Matt DeFranks | Monday, October 3, 2011

If you took a potty-training baby, put it in one of those “Hoarders” houses and threw a raging party before crashing a Hummer into a Civic in the driveway, you would have a mess.

And then you have the Miami Dolphins.

Fresh off a 26-16 loss in San Diego, Miami has now dropped its opening four games and seven in a row dating back to last season. The Dolphins have not won more than two consecutive games since 2008, when they won the AFC East title in coach Tony Sparano’s first year.

2008 was a strange year for the Dolphins. They came off a 1-15 season, welcomed a new coach, faced an easy schedule and conditioned a new veteran quarterback.

The Phins finished 11-5, winning seven games by less than seven points before bowing out in the first round of the playoffs to Baltimore. A playoff season should always be commended but that season was a bit fluky, as the past couple years have shown.

Why do I bring up the one good season in recent Dolphins history? Because it is Sparano’s crowning achievement in an otherwise underwhelming tenure.

Dolphins majority owner Stephen Ross agrees — but maybe not whole-heartedly. In January, Ross traveled to California to try to woo former Stanford coach Jim Harbaugh to replace Sparano at Miami. Ross’ recruiting pitch was ultimately not good enough (Harbaugh now coaches the 49ers), or private enough.

The West coast trip was front page news on the Miami Herald, a lead story on SportsCenter and a poorly kept secret. Whispers began to amplify and rumors continued to swirl. But Sparano survived that swell. Whether or not he survives the possible oncoming tidal wave, however, is yet to be seen.

Not like Ross cares, either. He is too busy tracking down celebrity part owners (like Gloria Estefan and the Williams sisters), putting a night club in Sun Life Stadium and “enhancing the fan experience” to truly worry about his on-the-field product.

Not only did the Dolphins blatantly look for a new coach, but they also searched for a replacement to take over Chad Henne’s quarterbacking duties. The big prize? Kyle Orton, of zero postseason starts. When you want Orton to be your top quarterback, you are in trouble (see: Broncos, Denver, 2010).

But still, management tried and tried and tried to land Orton and fans at training camp chanted for him. However, Miami could not even snag a quarterback with just one season and a completion percentage over 60.

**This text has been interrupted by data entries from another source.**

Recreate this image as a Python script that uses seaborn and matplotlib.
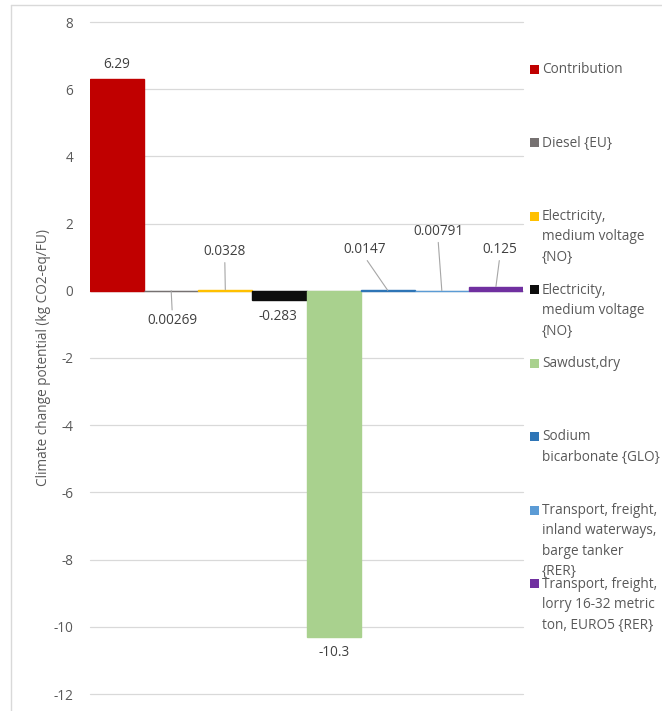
import matplotlib
matplotlib.use("Agg")
import matplotlib.pyplot as plt
import seaborn as sns
import pandas as pd
from matplotlib.patches import Rectangle
from matplotlib.lines import Line2D

# ---- data ----
legend_labels = [
    "Contribution",
    "Diesel {EU}",
    "Electricity,\nmedium voltage\n{NO}",
    "Electricity,\nmedium voltage\n{NO}",
    "Sawdust,dry",
    "Sodium\nbicarbonate {GLO}",
    "Transport, freight,\ninland waterways,\nbarge tanker\n{RER}",
    "Transport, freight,\nlorry 16-32 metric\nton, EURO5 {RER}",
]
values = [6.29, 0.00269, 0.0328, -0.283, -10.3, 0.0147, 0.00791, 0.125]
colors = ["#C00000", "#767171", "#FFC000", "#0D0D0D", "#A9D18E", "#2E75B6", "#5B9BD5", "#7030A0"]
y_ticks = [-12, -10, -8, -6, -4, -2, 0, 2, 4, 6, 8]
y_label = "Climate change potential (kg CO2-eq/FU)"

# label placement (style): text position (x, y in data units) and whether a leader line is drawn
label_pos = [(0.0, 6.73), (1.02, -0.89), (1.99, 1.16), (2.97, -0.77),
             (4.01, -10.77), (4.58, 1.22), (5.93, 1.76), (7.07, 1.22)]
leader = [False, True, True, False, False, True, True, True]

sns.set_theme(style="white")
plt.rcParams["font.family"] = ["Open Sans", "DejaVu Sans"]
FS = 9.8
TXT = "#595959"

W, H = 662, 711
fig = plt.figure(figsize=(W / 100, H / 100), dpi=100)
ax = fig.add_axes([90 / W, 1 - 694 / H, (523 - 90) / W, (694 - 22) / H])

idx = list(range(len(values)))
df = pd.DataFrame({"item": idx, "value": values})
sns.barplot(data=df, x="item", y="value", hue="item", palette=colors,
            width=1.0, legend=False, ax=ax, saturation=1, linewidth=0)
# thin bars stay visible (as in the original rendering)
for p in ax.patches:
    p.set_edgecolor(p.get_facecolor())
    p.set_linewidth(1.0)

ax.set_xlim(-0.5, len(values) - 0.5)
ax.set_ylim(-12, 8)
ax.set_yticks(y_ticks)
ax.set_yticklabels([str(t) for t in y_ticks], color=TXT, fontsize=FS)
ax.set_xticks([])
ax.set_xlabel("")
ax.set_ylabel(y_label, color=TXT, fontsize=FS, labelpad=2)
ax.tick_params(axis="y", length=0, pad=12)
for s in ax.spines.values():
    s.set_visible(False)
ax.yaxis.grid(True, color="#D9D9D9", linewidth=0.9)
ax.set_axisbelow(True)
for gl in ax.get_ygridlines():
    gl.set_clip_on(False)
ax.axhline(0, color="#D9D9D9", linewidth=0.9, zorder=0.5)

# data labels
for i, v in enumerate(values):
    tx, ty = label_pos[i]
    if leader[i]:
        above = ty > v
        ax.annotate(str(v), xy=(i, v), xytext=(tx, ty), ha="center", va="center",
                    fontsize=FS, color="#404040",
                    arrowprops=dict(arrowstyle="-", color="#A6A6A6", lw=0.8,
                                    shrinkA=0, shrinkB=0,
                                    relpos=(0.5, 0.0) if above else (0.5, 1.0)))
    else:
        ax.text(tx, ty, str(v), ha="center", va="center", fontsize=FS, color="#404040")

# legend (manual, evenly distributed like the original)
y0, dy = 69, 73.5
for i, (lab, c) in enumerate(zip(legend_labels, colors)):
    yc = y0 + dy * i
    fig.patches.append(Rectangle((530 / W, 1 - (yc + 4.5) / H), 9 / W, 9 / H,
                                 transform=fig.transFigure, facecolor=c, edgecolor="none"))
    fig.text(542 / W, 1 - (yc - 7) / H, lab, ha="left", va="top", fontsize=FS,
             color=TXT, linespacing=1.5)

# chart-area border (left and top visible)
fig.add_artist(Line2D([11 / W, 11 / W], [0, 1 - 5 / H], transform=fig.transFigure,
                      color="#D9D9D9", lw=1))
fig.add_artist(Line2D([11 / W, 1], [1 - 5 / H, 1 - 5 / H], transform=fig.transFigure,
                      color="#D9D9D9", lw=1))

fig.savefig("out.png", dpi=100, facecolor="white")
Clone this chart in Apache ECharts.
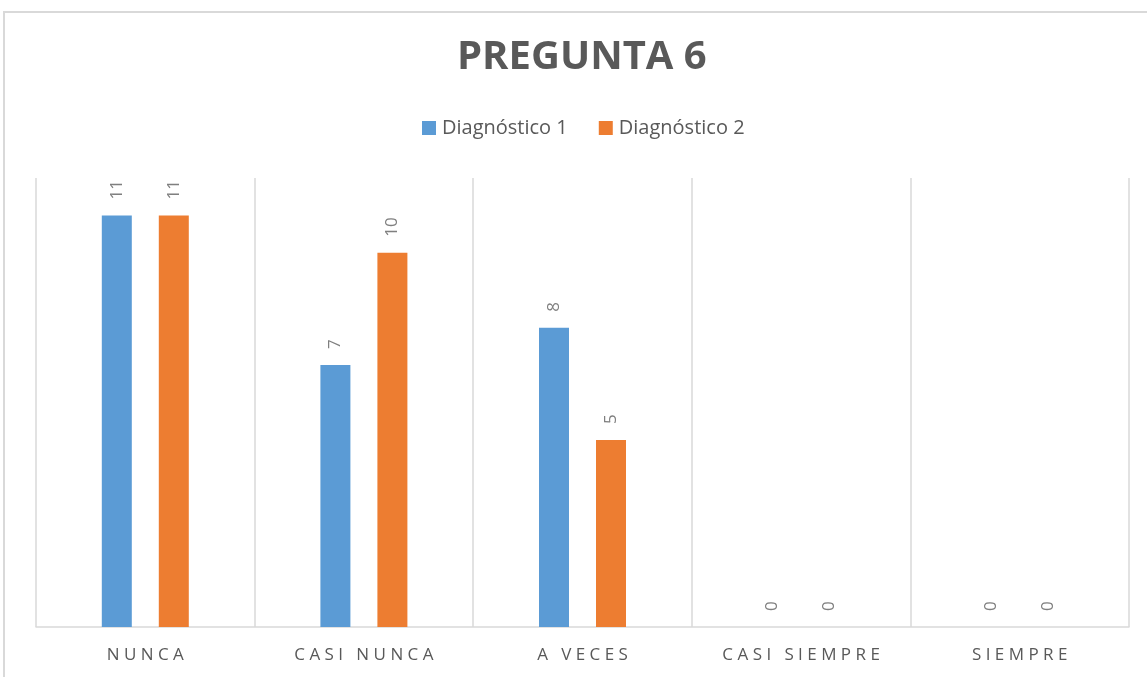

Even worse is that Henne was injured during the loss to the Chargers, leaving Miami with Matt Moore as its primary quarterback. But maybe help is on the way.

The Phins with no wins look like big contenders in the Suck for Luck 2012 campaign. One of few 0-4 teams remaining, Miami is in a prime position to grab the number one overall pick, presumably Stanford quarterback Andrew Luck.

Miami’s last top pick, offensive tackle Jake Long, has blossomed into a Pro Bowler. Dolphins fans can only hope Luck can do the same.

If you took an embattled, overmatched coach, put him in a franchise nearly 40 years removed from their last championship with a disconnected owner, shopped around for a new coach and new quarterback before losing four straight games to open the season, you have a disaster. Welcome to the Miami Dolphins franchise.

At least part owners Jennifer Lopez and Marc Anthony are still together. Oh, wait, looks like the Dolphins really are a wreck.


The views expressed in this column are those of the author and not necessarily those of The Observer.